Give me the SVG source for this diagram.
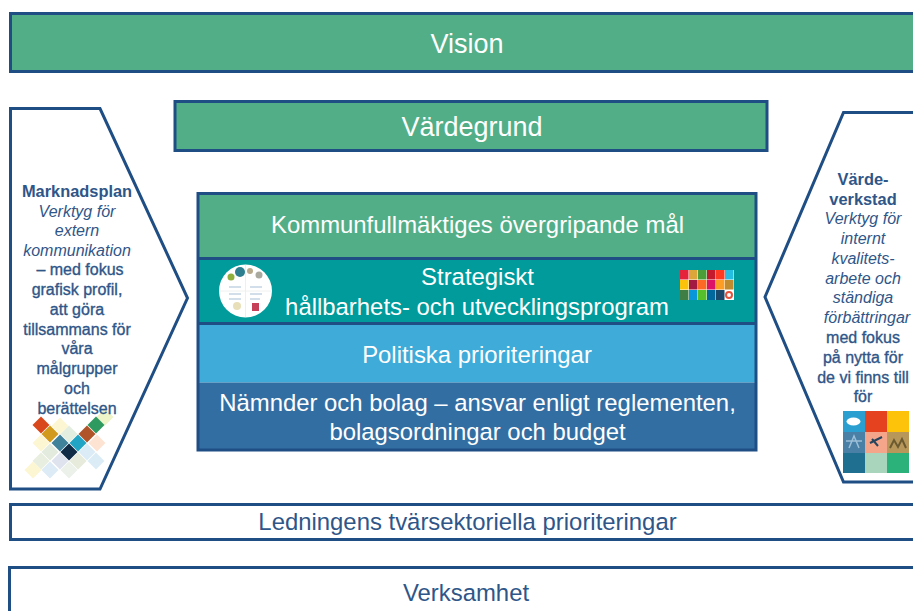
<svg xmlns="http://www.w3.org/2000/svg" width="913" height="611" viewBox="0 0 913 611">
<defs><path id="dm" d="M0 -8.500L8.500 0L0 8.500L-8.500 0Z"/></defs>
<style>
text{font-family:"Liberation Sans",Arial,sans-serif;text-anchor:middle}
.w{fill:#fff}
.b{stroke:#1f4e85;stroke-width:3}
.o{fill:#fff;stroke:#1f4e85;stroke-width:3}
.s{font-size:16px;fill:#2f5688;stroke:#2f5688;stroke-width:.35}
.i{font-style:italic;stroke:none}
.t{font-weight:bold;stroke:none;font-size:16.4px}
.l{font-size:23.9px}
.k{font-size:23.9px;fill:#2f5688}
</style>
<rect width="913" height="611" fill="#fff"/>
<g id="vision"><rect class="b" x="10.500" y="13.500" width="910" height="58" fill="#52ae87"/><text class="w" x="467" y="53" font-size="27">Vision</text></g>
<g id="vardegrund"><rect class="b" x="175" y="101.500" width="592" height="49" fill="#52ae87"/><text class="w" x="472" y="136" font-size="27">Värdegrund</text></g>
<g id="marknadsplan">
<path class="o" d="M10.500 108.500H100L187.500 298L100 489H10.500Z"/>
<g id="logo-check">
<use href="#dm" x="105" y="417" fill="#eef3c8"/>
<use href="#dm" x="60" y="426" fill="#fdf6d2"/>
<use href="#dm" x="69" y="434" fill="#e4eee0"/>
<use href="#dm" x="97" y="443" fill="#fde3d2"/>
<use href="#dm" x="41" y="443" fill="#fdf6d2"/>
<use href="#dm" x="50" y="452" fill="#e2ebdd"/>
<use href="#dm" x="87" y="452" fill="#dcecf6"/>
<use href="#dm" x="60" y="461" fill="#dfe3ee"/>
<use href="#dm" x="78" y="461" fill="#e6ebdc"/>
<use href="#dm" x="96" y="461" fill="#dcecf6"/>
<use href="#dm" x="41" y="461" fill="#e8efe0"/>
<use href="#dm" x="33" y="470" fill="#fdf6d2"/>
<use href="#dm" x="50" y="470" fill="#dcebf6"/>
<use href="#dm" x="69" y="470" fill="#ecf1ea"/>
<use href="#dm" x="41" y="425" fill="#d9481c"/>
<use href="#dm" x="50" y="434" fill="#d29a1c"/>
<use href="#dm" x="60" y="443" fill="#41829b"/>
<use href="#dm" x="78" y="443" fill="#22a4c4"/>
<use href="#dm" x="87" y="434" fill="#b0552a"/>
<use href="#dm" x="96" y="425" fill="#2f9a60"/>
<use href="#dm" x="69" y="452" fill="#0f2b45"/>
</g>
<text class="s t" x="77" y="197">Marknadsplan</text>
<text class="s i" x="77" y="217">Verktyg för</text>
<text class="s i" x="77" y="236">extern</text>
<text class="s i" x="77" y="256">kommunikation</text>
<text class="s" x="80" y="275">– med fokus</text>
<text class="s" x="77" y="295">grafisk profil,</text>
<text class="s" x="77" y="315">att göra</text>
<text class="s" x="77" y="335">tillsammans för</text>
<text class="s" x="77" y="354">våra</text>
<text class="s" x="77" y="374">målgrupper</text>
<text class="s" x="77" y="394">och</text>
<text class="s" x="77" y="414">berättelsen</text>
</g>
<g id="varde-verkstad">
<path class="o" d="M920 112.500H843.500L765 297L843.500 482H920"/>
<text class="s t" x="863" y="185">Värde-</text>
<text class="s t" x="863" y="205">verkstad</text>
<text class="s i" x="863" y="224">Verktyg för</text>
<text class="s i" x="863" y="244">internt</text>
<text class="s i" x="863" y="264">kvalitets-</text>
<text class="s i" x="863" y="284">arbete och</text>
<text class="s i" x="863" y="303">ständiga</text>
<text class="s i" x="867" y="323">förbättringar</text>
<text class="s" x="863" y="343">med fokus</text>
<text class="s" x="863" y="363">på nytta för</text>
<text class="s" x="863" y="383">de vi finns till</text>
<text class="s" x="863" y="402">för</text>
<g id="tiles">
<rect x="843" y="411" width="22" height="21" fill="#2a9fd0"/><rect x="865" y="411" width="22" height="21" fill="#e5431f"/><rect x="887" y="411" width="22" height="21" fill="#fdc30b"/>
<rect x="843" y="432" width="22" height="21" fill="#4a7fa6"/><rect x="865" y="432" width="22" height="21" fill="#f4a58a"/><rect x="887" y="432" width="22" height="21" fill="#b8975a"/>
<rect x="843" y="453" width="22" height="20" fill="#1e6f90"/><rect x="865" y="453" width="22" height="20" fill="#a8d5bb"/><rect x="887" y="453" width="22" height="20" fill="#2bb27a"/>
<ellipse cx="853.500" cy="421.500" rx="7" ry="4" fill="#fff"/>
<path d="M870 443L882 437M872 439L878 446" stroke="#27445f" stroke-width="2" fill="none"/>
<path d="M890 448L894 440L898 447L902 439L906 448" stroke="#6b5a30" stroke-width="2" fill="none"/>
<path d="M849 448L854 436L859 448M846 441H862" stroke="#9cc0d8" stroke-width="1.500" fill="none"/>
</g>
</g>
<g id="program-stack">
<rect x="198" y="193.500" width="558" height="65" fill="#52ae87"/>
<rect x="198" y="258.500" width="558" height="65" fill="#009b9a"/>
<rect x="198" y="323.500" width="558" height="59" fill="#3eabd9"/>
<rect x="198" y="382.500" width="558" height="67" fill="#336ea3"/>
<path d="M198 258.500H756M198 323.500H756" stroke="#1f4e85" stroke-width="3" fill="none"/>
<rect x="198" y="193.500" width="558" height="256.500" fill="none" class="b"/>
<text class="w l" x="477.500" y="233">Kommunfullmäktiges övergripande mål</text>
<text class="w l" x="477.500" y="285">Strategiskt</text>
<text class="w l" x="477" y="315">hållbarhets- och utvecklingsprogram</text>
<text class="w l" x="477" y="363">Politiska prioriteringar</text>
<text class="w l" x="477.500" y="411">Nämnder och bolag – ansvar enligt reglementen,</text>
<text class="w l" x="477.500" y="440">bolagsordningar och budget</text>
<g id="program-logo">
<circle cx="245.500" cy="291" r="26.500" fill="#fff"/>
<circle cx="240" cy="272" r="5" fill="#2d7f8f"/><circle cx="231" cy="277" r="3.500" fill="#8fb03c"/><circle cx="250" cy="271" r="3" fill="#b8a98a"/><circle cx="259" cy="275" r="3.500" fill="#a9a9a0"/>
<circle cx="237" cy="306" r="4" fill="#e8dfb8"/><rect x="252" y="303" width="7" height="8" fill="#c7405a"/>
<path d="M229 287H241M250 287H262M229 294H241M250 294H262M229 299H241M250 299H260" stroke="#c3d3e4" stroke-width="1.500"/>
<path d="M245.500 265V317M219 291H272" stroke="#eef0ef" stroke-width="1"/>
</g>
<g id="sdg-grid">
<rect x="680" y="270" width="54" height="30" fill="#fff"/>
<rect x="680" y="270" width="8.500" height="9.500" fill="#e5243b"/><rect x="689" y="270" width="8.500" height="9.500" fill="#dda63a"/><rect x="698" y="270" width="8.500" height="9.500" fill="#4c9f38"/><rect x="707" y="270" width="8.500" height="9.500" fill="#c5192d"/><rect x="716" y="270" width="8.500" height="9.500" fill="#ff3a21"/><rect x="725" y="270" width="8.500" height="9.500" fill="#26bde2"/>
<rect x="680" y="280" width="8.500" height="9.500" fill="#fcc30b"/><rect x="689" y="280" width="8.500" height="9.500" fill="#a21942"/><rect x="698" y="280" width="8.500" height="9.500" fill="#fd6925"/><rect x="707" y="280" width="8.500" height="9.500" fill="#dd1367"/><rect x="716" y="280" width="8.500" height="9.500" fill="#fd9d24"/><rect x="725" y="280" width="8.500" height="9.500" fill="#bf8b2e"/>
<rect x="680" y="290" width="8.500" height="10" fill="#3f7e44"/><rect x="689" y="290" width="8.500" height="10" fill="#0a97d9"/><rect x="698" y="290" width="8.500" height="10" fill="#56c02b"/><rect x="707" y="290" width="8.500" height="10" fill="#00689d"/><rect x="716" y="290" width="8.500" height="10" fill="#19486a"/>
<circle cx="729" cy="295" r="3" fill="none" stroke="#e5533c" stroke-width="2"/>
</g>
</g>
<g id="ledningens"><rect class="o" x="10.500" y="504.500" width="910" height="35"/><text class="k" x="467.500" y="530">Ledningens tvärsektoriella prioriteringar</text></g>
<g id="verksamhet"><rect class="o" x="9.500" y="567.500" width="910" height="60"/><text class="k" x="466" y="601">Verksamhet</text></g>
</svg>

=-=-=-=-=

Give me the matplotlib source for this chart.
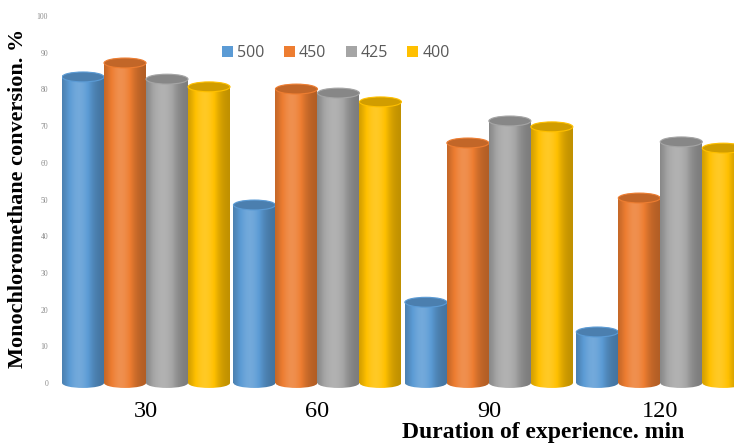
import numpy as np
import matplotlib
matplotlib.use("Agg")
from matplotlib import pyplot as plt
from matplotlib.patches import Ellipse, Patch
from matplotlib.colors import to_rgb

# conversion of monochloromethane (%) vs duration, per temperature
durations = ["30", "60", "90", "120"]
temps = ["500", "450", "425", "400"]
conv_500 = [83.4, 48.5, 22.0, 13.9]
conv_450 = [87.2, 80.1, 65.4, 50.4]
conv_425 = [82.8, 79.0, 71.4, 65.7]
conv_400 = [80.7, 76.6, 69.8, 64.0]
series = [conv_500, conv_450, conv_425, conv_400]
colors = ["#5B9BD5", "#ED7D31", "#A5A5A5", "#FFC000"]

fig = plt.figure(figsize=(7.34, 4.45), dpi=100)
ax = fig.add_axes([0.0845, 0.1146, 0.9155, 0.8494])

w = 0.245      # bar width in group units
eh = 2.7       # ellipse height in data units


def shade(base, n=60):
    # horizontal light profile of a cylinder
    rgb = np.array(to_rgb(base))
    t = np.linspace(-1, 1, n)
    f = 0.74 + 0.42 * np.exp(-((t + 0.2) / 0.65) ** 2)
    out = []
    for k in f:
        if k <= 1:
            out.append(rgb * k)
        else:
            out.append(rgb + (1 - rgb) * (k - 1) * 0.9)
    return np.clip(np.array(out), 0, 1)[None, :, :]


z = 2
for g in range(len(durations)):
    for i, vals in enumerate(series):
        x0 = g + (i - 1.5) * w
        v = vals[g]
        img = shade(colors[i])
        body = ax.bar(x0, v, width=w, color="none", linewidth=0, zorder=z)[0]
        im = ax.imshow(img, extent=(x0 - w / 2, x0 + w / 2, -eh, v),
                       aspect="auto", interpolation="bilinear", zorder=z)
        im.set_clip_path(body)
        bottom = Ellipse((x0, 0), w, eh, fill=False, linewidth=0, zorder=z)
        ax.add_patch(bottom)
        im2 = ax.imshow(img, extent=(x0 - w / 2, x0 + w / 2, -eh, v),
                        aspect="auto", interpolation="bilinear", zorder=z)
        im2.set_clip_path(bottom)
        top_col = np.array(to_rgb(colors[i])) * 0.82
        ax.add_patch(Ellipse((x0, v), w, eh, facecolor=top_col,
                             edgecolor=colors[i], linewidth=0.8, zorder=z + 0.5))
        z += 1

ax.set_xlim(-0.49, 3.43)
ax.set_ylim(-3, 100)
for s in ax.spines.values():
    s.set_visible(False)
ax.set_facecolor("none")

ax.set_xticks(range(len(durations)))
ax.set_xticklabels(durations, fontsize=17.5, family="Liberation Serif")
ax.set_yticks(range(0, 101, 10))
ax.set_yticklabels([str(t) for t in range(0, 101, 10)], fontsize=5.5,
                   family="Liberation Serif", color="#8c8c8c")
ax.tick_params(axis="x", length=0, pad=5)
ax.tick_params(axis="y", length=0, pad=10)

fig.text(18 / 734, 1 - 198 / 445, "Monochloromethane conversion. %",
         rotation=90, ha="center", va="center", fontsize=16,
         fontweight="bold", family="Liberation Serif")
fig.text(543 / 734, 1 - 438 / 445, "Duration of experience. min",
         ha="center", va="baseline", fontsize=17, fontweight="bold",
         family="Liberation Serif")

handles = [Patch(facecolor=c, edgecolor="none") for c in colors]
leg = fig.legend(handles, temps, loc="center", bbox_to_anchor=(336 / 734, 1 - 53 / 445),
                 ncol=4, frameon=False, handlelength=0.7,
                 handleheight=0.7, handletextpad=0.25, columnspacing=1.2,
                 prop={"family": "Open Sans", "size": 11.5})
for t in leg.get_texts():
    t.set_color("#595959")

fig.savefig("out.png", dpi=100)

=-=-=-=-=

» **WORK INSTRUCTIONS**: Repeat only the lines running from "Give me the matplotlib source for this chart." to "from matplotlib.colors import to_rgb", ends included, and leave the pictures out.

» **OUTPUT OF THE EXERCISE**:
Give me the matplotlib source for this chart.
import numpy as np
import matplotlib
matplotlib.use("Agg")
from matplotlib import pyplot as plt
from matplotlib.patches import Ellipse, Patch
from matplotlib.colors import to_rgb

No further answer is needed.